After a Packers three-and-out, it felt like the game was starting to slip away for the Packers. However, the defense returned the favor by forcing a quick punt as Preston Smith came free unblocked on a third-and-three, crushing Garoppolo and forcing an incompletion to give the ball back to Rodgers and company.

And the Packers cashed in.

Valdes-Scantling caught a 12-yard touchdown pass on third-and-4 to put the Packers back up by ten points at 24-14. It was a ball-control drive from the Packers, however, as both AJ Dillon and Aaron Jones found running lanes to move the ball down the field. Rodgers drew the third pass interference penalty of the game on the drive as well, targeting Robert Tonyan up the middle on third down and getting the flag on Fred Warner.

From there, Joe Barry and the Packers’ defense dialed up the pressure with back-to-back sacks on the first two plays of San Francisco’s next drive. But a questionable pass interference call on Eric Stokes helped keep the 49ers alive on a third-and-long before the referees allowed a so-called catch by Mohamed Sanu to stand after a Matt LaFleur challenge. Although the ball appeared to move significantly upon contact with the ground, the play stood and a few plays later Trey Sermon plunged into the end zone from a yard out to close the gap to 24-21.

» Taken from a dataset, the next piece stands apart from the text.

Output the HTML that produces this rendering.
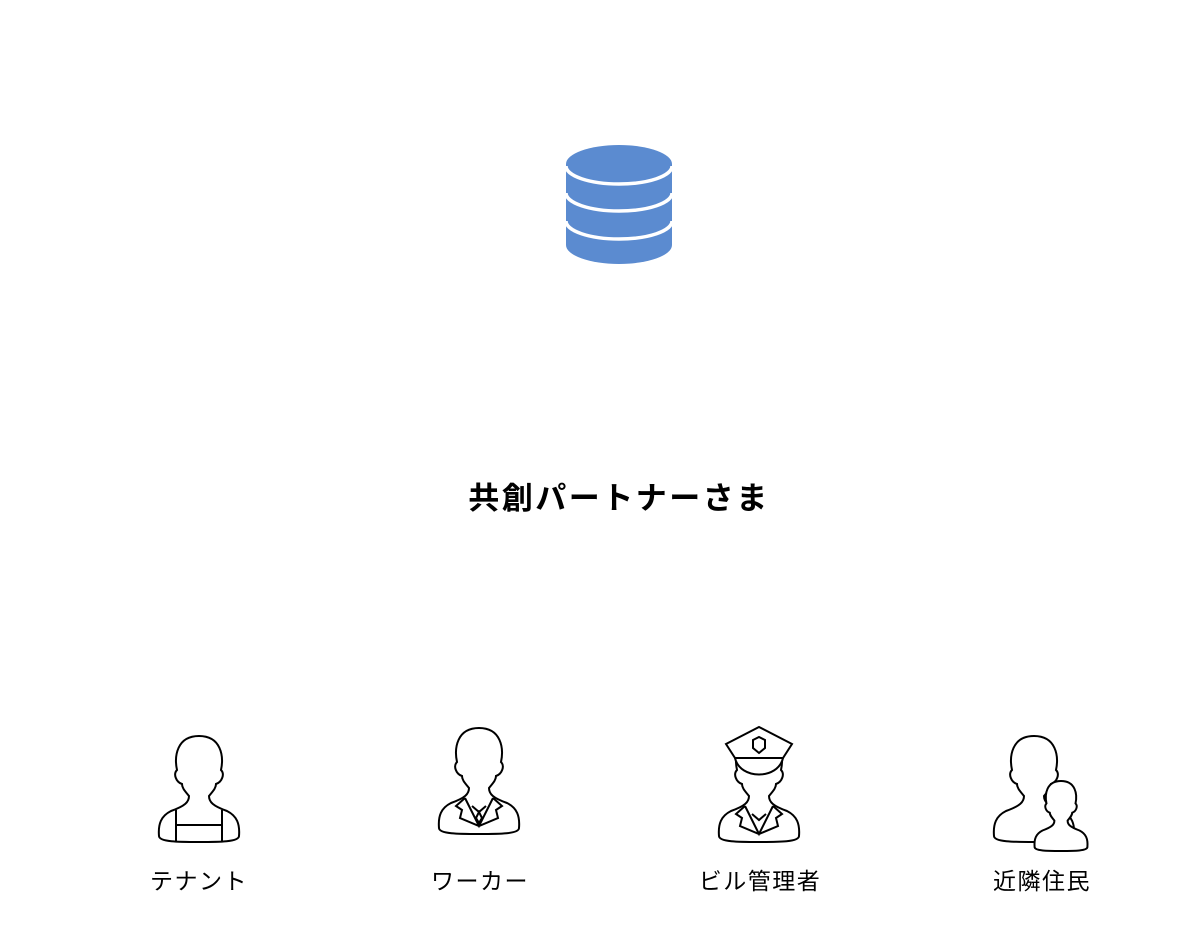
<!DOCTYPE html>
<html><head><meta charset="utf-8"><style>
body{margin:0;background:#fff;width:1192px;height:942px;overflow:hidden}
svg{position:absolute;left:0;top:0}
text{font-family:"Liberation Sans","Noto Sans CJK JP",sans-serif}
</style></head><body>
<svg width="1192" height="942" viewBox="0 0 1192 942">
<defs>
<path id="p" d="M -10,60 C -14,55 -17,52 -17,48 C -23,46 -26,38 -22,34 C -25,20 -22,0 0,0 C 22,0 25,20 22,34 C 26,38 23,46 17,48 C 17,52 14,55 10,60 C 10,66 14,70 28,75 C 38,80 41,88 40,100 C 40,106 20,106 0,106 C -20,106 -40,106 -40,100 C -41,88 -38,80 -28,75 C -14,70 -10,66 -10,60 Z"/>
</defs>
<g fill="#5b8bd0">
<path d="M566,164 L566,245 A53,19 0 0 0 672,245 L672,164 Z"/>
<ellipse cx="619" cy="164" rx="53" ry="19"/>
</g>
<g fill="none" stroke="#fff" stroke-width="3.5">
<path d="M566,166 A53,18 0 0 0 672,166"/>
<path d="M566,193 A53,18 0 0 0 672,193"/>
<path d="M566,221 A53,18 0 0 0 672,221"/>
</g>
<text x="619" y="509" font-size="31" font-weight="bold" text-anchor="middle" letter-spacing="2.5">共創パートナーさま</text>
<g fill="#fff" stroke="#000" stroke-width="2">
<use href="#p" x="199" y="736"/>
<path d="M176,810 V842 M222,810 V842 M176,825 H222"/>
<use href="#p" x="479" y="728"/>
<path d="M465,798 L456,806 L462,810 L460,818 L479,826 L498,818 L496,810 L502,806 L493,798 M465,798 L479,826 L493,798 M472,806 L479,812 L486,806 M479,812 L476,818 L479,823 L482,818 Z"/>
<use href="#p" x="759" y="736"/>
<path d="M735,758 C740,780 778,780 783,758" />
<path d="M735,758 L726,744 L759,727 L792,744 L783,758 Z"/>
<path d="M753,740 L759,737 L765,740 L765,748 L759,753 L753,748 Z"/>
<path d="M745,806 L736,814 L742,818 L740,826 L759,834 L778,826 L776,818 L782,814 L773,806 M745,806 L759,834 L773,806 M752,814 L759,820 L766,814"/>
<use href="#p" x="1034" y="736"/>
<g transform="translate(1061 781) scale(0.66)"><use href="#p" stroke-width="3"/></g>
</g>
<g font-size="23" text-anchor="middle" fill="#000" letter-spacing="1.5">
<text x="199" y="889">テナント</text>
<text x="480" y="889">ワーカー</text>
<text x="760" y="889">ビル管理者</text>
<text x="1042" y="889">近隣住民</text>
</g>
</svg>
</body></html>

The Packers then went three-and-out, with Rodgers inexplicably throwing three off-target deep balls as the Packers needed a long, sustained drive to eat up clock and expand their lead. The series saw Davante Adams take a massive shot to the head from 49ers safety Jimmie Ward, but he came back in the game a few plays later.

But just as it felt like the game was starting to slip away for the Packers (again), Jimmy Garoppolo gave the Packers the football in plus territory. Under pressure from Kenny Clark, Garoppolo lost the football, appearing to drop the ball as he was tucking it into his body. However, although he lost it with his arm moving forward, the ball fell behind him, making it a backwards pass and a fumble, which De’Vondre Campbell alertly recovered.

The Packers couldn’t find the end zone, however, settling for a 38-yard field goal and a six-point lead after stalling out just outside the red zone. That set up the 49ers for a potentially game-defining drive. And the 49ers delivered on multiple third-and-long opportunities, setting them up with a chance to take a lead with less than a minute left. Garoppolo hit George Kittle for a big gain up the middle, then found Deebo Samuel on a third-and-10 with Jaire Alexander in tremendous coverage to move the chains. With the clock running, Garoppolo would find Kyle Juszczyk for a 12-yard touchdown as the fullback broke a tackle and ran through safety Henry Black to get the ball over the goal line. Robbie Gould’s extra point put the 49ers up, but by scoring with 37 seconds left, the 49ers allowed just enough time for some classic Rodgers heroics.

First up, Rodgers found Adams on a crossing route for a 25-yard gain to midfield. Rodgers’ pass floated just over the outstretched fingers of linebacker Fred Warner, and Adams went down on the field and allowed the team to get up and spike the football with 20 seconds left. After an incomplete pass to Adams on second down, Rodgers found Adams again, this time around the left hashes, for a 17-yard gain to the 33-yard line. Another spike, with three seconds on the clock, brought out Crosby for the game-winner.

As he has done so often in recent years, Crosby delivered. The 51-yarder hunted for the left upright at first, then sliced between the uprights to give Green Bay a 30-28 victory — a statement win over a top NFC contender in a stadium that harbors plenty of bad memories for Rodgers and company.

After his rough start, Nijman held up remarkably well against Bosa, as Rodgers would be sacked just once all game. Billy Turner was a rock on the right side as well, as the line performed admirably in its entirety en route to 100 rushing yards for the game.

Green Bay will return home to Lambeau Field next Sunday to play the Pittsburgh Steelers in a late afternoon game.